Tonight I'm heading downtown again to see Disney Princesses on Ice with two of my sisters and my niece. I'm actually pretty excited. I LOVE watching figure skating, I'm a fan of Disney, and it's always great to spend time with family. I'll let you know how it goes.

Friday, March 7, 2008

Suggestions?

So I've been feeling like posting about my family. I thought for sure there would be a bunch of surveys and bulletins online with an "All About Your Family" theme, but I'm not finding any that seem worth doing. Maybe that means Family isn't a viable conversation topic for the MySpace generation? Anyway... if you know of a fun family survey, let me know.

Also, I suddenly can't change the color of my font when I'm posting...any idea about that one?

Wednesday, March 5, 2008

Change

I wanted Reese Witherspoon Bangs...

But they said I couldn't have them because of my stupid cowlick...


At first I didn't like them but they've grown on me. It's always tough too when you have to try and figure out on your own how the salon styled your hair.

Anyway, a new squad at the school, a new 'do on the head, and because of the nature of my job, I was at another new branch yesterday for work. This one was fun for two reasons...the main one being my sister works in the same building. So we got to have lunch and hang out--great fun. And then the other exciting thing about the day...

I was helping a customer when I saw someone coming in the doors behind him. The man looked like someone I recognized, but wasn't sure I was seeing correctly. When he walked closer and I had to crane my neck to observe how tall he was and after noticing his Utah Jazz pullover, I knew right away...


MEMO!!!

The teller that helped him was pretty funny. He was cashing some checks and was like "Do you need my ID?" She kind of giggled and responded, "No, you're okay..." When he walked out the door we both exploded into childish laughter. LOL. Come to think of it, I didn't even ask to see the endorsed checks to see his autograph. Oh man...poor famous people :)

Monday, March 3, 2008

Empathy--Gift or Curse?

Well before I get into my real reason for blogging today, I'd like to turn your attention to the left side of the page. Over there (*head nod to the left*) and down a little. Under "books read". I finished another one! Man, this goal to read more has been the easiest goal to keep in my life! Love Walked In is magnificent. It took me a few chapters to get used to the narrator's personality because she's a bit quirky, which I ended up loving. Anyway, it's a book about true love and not just in the cheesy sense. The second half of the book kept me teary-eyed through most of it.

Speaking of teary-eyed... I'm one of those people that cry simply because someone else is crying. It doesn't matter if I know the person well or if they're a stranger, if I relate to their struggle or hardly understand it. When people cry, I cry. Now I'm not going to try to convince you that I am a warm-hearted angel of an individual. I'm not. I can be mean and callous and sometimes even intentionally hurt people, though I can say with a clear conscience that those times are few and far between. But if there is one gentle fact about my personality that I am sure of, it's that I'm empathetic. I'm pretty sure I always have been.

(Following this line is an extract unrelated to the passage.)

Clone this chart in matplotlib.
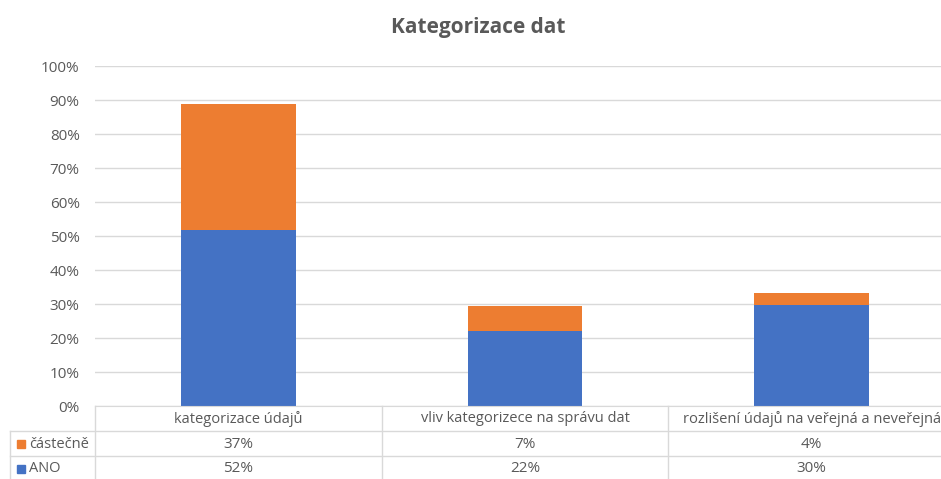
import matplotlib.pyplot as plt
import matplotlib.transforms as mtransforms
from matplotlib.patches import Rectangle

plt.rcParams['font.family'] = ['Open Sans', 'DejaVu Sans']

categories = ["kategorizace údajů", "vliv kategorizece na správu dat",
              "rozlišení údajů na veřejná a neveřejná"]
ano = [0.518, 0.221, 0.297]
castecne = [0.370, 0.074, 0.036]
series_names = ["částečně", "ANO"]
y_ticks = [i / 10 for i in range(11)]

BLUE = '#4472C4'
ORANGE = '#ED7D31'
TEXT = '#595959'
GRID = '#D9D9D9'

W, H = 941, 479


def fx(px):
    return px / W


def fy(py):
    return 1 - py / H


fig = plt.figure(figsize=(W / 100, H / 100), dpi=100)
# plot area runs a little past the right edge of the picture (cropped)
ax = fig.add_axes([fx(95), fy(406), (955 - 95) / W, (406 - 66) / H])

x = range(len(categories))
ax.bar(x, ano, width=0.40, color=BLUE, zorder=3)
ax.bar(x, castecne, width=0.40, bottom=ano, color=ORANGE, zorder=3)

ax.set_xlim(-0.5, len(categories) - 0.5)
ax.set_ylim(0, 1)
ax.set_yticks(y_ticks)
ax.set_yticklabels([f"{int(round(t * 100))}%" for t in y_ticks])
ax.tick_params(axis='y', length=0, labelsize=11, labelcolor=TEXT, pad=11)
ax.set_xticks([])
ax.grid(axis='y', color=GRID, linewidth=1, zorder=0)
for s in ['top', 'right', 'left']:
    ax.spines[s].set_visible(False)
ax.spines['bottom'].set_color(GRID)
ax.spines['bottom'].set_zorder(4)

fig.text(0.508, fy(28), "Kategorizace dat", ha='center', va='center',
         fontsize=15, fontweight='bold', color=TEXT)

# data table under the axis
tr = mtransforms.blended_transform_factory(ax.transData, fig.transFigure)
row_lines = [431, 456]
for py in row_lines:
    fig.add_artist(plt.Line2D([fx(10), 1], [fy(py), fy(py)], color=GRID, lw=1,
                              transform=fig.transFigure))
fig.add_artist(plt.Line2D([fx(95), fx(95)], [fy(406), 0], color=GRID, lw=1,
                          transform=fig.transFigure))
fig.add_artist(plt.Line2D([fx(10), fx(10)], [fy(431), 0], color=GRID, lw=1,
                          transform=fig.transFigure))
for b in range(1, len(categories)):
    fig.add_artist(plt.Line2D([b - 0.5, b - 0.5], [fy(406), 0], color=GRID, lw=1,
                              transform=tr))

for i, cat in enumerate(categories):
    fig.text(i, fy(419), cat, transform=tr, ha='center', va='center',
             fontsize=10.5, color=TEXT)
    fig.text(i, fy(444), f"{castecne[i]:.0%}", transform=tr, ha='center',
             va='center', fontsize=11, color=TEXT)
    fig.text(i, fy(469), f"{ano[i]:.0%}", transform=tr, ha='center',
             va='center', fontsize=11, color=TEXT)

for name, color, py in [(series_names[0], ORANGE, 444), (series_names[1], BLUE, 469)]:
    fig.add_artist(Rectangle((fx(17), fy(py + 4)), 8 / W, 8 / H, color=color,
                             transform=fig.transFigure))
    fig.text(fx(29), fy(py), name, ha='left', va='center', fontsize=10.5, color=TEXT)

fig.savefig("out.png", dpi=100)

While it's helpful to have something on hand that you like about yourself (without sifting through the under-achiever or obsessive personality or bad with money), it's also sometimes a difficult aspect of my personality to deal with. It gets frustrating feeling people hurt so vividly when you can't do anything to fix it, feeling the desire of someone who wants something SO BADLY but you can't help them get it.

Right now there's a girl on my squad that's struggling. Down the road she might look back on this trial as trivial and juvenile, but it's very real to her right now. Because I care about her, the struggle feels like my own. But even more so, because I'm over her as a coach and the problem stems from within the squad, I feel like I should be able to do something. Which makes it all the more frustrating to know that I can't.

I don't think I'm actually going anywhere with this, so I'll stop. Just thought a little word vomit would help clear my head. :) Adios.